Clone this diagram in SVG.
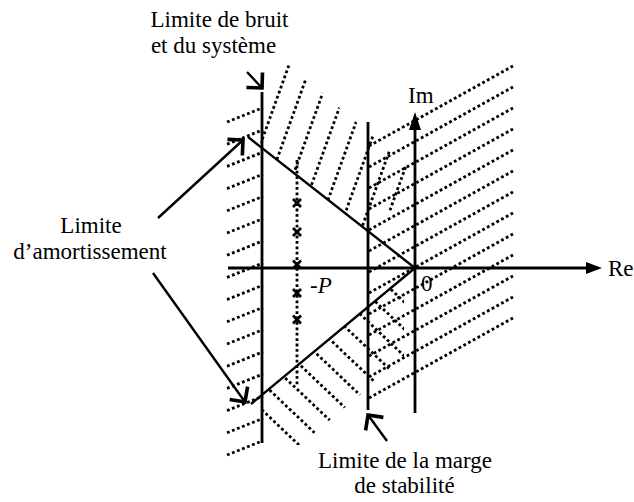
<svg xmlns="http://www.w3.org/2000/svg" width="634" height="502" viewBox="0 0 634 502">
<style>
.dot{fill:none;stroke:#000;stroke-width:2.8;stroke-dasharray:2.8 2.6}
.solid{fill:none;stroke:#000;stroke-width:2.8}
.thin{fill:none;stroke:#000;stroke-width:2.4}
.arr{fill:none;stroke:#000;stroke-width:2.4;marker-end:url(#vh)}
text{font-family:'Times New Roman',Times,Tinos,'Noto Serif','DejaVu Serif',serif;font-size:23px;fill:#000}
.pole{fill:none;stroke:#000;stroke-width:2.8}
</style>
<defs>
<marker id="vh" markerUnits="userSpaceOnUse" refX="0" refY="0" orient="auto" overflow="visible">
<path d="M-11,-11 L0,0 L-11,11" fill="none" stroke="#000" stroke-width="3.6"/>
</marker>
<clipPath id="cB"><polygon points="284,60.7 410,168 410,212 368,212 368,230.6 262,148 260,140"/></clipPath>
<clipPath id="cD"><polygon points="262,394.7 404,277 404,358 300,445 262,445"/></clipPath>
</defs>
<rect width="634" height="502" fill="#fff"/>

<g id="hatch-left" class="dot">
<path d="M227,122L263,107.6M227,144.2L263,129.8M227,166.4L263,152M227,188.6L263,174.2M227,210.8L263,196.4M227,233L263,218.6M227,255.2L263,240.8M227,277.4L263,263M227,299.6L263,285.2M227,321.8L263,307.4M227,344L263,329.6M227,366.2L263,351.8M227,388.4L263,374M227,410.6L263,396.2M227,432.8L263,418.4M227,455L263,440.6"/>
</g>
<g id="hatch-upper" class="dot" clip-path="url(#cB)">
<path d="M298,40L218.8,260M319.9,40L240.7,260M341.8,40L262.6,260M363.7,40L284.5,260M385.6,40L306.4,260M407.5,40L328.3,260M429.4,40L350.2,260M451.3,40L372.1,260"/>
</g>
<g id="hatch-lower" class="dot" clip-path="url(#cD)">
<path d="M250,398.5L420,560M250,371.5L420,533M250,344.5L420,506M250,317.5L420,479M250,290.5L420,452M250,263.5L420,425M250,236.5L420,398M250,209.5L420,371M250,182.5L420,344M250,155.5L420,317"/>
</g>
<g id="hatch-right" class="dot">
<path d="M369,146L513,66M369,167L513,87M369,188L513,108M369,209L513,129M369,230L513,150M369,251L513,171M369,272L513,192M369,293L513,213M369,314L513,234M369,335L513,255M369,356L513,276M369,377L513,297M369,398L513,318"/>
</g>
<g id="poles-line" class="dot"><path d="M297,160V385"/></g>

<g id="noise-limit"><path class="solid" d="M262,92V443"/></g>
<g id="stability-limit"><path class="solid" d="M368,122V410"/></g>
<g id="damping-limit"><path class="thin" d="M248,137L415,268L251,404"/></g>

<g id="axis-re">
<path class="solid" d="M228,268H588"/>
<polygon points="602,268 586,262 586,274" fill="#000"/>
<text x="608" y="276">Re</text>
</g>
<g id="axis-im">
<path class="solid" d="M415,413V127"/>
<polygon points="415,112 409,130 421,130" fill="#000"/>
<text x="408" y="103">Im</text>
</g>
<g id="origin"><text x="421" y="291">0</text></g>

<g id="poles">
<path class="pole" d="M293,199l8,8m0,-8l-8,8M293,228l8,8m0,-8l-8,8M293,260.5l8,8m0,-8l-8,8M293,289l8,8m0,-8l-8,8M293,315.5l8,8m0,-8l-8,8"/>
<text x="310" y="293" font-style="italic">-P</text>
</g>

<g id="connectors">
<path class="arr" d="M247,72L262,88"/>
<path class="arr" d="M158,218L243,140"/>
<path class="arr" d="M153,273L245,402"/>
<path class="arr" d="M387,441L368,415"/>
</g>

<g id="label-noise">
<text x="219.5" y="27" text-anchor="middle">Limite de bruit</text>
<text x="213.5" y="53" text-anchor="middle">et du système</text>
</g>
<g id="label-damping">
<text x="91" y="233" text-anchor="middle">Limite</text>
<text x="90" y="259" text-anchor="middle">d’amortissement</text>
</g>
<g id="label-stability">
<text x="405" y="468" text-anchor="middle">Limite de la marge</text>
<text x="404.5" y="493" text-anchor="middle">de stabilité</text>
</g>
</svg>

####

*Stated problem*
Every line above should be returned word for word, with the pictures left behind.

*Result for this exercise*
Clone this diagram in SVG.
<svg xmlns="http://www.w3.org/2000/svg" width="634" height="502" viewBox="0 0 634 502">
<style>
.dot{fill:none;stroke:#000;stroke-width:2.8;stroke-dasharray:2.8 2.6}
.solid{fill:none;stroke:#000;stroke-width:2.8}
.thin{fill:none;stroke:#000;stroke-width:2.4}
.arr{fill:none;stroke:#000;stroke-width:2.4;marker-end:url(#vh)}
text{font-family:'Times New Roman',Times,Tinos,'Noto Serif','DejaVu Serif',serif;font-size:23px;fill:#000}
.pole{fill:none;stroke:#000;stroke-width:2.8}
</style>
<defs>
<marker id="vh" markerUnits="userSpaceOnUse" refX="0" refY="0" orient="auto" overflow="visible">
<path d="M-11,-11 L0,0 L-11,11" fill="none" stroke="#000" stroke-width="3.6"/>
</marker>
<clipPath id="cB"><polygon points="284,60.7 410,168 410,212 368,212 368,230.6 262,148 260,140"/></clipPath>
<clipPath id="cD"><polygon points="262,394.7 404,277 404,358 300,445 262,445"/></clipPath>
</defs>
<rect width="634" height="502" fill="#fff"/>

<g id="hatch-left" class="dot">
<path d="M227,122L263,107.6M227,144.2L263,129.8M227,166.4L263,152M227,188.6L263,174.2M227,210.8L263,196.4M227,233L263,218.6M227,255.2L263,240.8M227,277.4L263,263M227,299.6L263,285.2M227,321.8L263,307.4M227,344L263,329.6M227,366.2L263,351.8M227,388.4L263,374M227,410.6L263,396.2M227,432.8L263,418.4M227,455L263,440.6"/>
</g>
<g id="hatch-upper" class="dot" clip-path="url(#cB)">
<path d="M298,40L218.8,260M319.9,40L240.7,260M341.8,40L262.6,260M363.7,40L284.5,260M385.6,40L306.4,260M407.5,40L328.3,260M429.4,40L350.2,260M451.3,40L372.1,260"/>
</g>
<g id="hatch-lower" class="dot" clip-path="url(#cD)">
<path d="M250,398.5L420,560M250,371.5L420,533M250,344.5L420,506M250,317.5L420,479M250,290.5L420,452M250,263.5L420,425M250,236.5L420,398M250,209.5L420,371M250,182.5L420,344M250,155.5L420,317"/>
</g>
<g id="hatch-right" class="dot">
<path d="M369,146L513,66M369,167L513,87M369,188L513,108M369,209L513,129M369,230L513,150M369,251L513,171M369,272L513,192M369,293L513,213M369,314L513,234M369,335L513,255M369,356L513,276M369,377L513,297M369,398L513,318"/>
</g>
<g id="poles-line" class="dot"><path d="M297,160V385"/></g>

<g id="noise-limit"><path class="solid" d="M262,92V443"/></g>
<g id="stability-limit"><path class="solid" d="M368,122V410"/></g>
<g id="damping-limit"><path class="thin" d="M248,137L415,268L251,404"/></g>

<g id="axis-re">
<path class="solid" d="M228,268H588"/>
<polygon points="602,268 586,262 586,274" fill="#000"/>
<text x="608" y="276">Re</text>
</g>
<g id="axis-im">
<path class="solid" d="M415,413V127"/>
<polygon points="415,112 409,130 421,130" fill="#000"/>
<text x="408" y="103">Im</text>
</g>
<g id="origin"><text x="421" y="291">0</text></g>

<g id="poles">
<path class="pole" d="M293,199l8,8m0,-8l-8,8M293,228l8,8m0,-8l-8,8M293,260.5l8,8m0,-8l-8,8M293,289l8,8m0,-8l-8,8M293,315.5l8,8m0,-8l-8,8"/>
<text x="310" y="293" font-style="italic">-P</text>
</g>

<g id="connectors">
<path class="arr" d="M247,72L262,88"/>
<path class="arr" d="M158,218L243,140"/>
<path class="arr" d="M153,273L245,402"/>
<path class="arr" d="M387,441L368,415"/>
</g>

<g id="label-noise">
<text x="219.5" y="27" text-anchor="middle">Limite de bruit</text>
<text x="213.5" y="53" text-anchor="middle">et du système</text>
</g>
<g id="label-damping">
<text x="91" y="233" text-anchor="middle">Limite</text>
<text x="90" y="259" text-anchor="middle">d’amortissement</text>
</g>
<g id="label-stability">
<text x="405" y="468" text-anchor="middle">Limite de la marge</text>
<text x="404.5" y="493" text-anchor="middle">de stabilité</text>
</g>
</svg>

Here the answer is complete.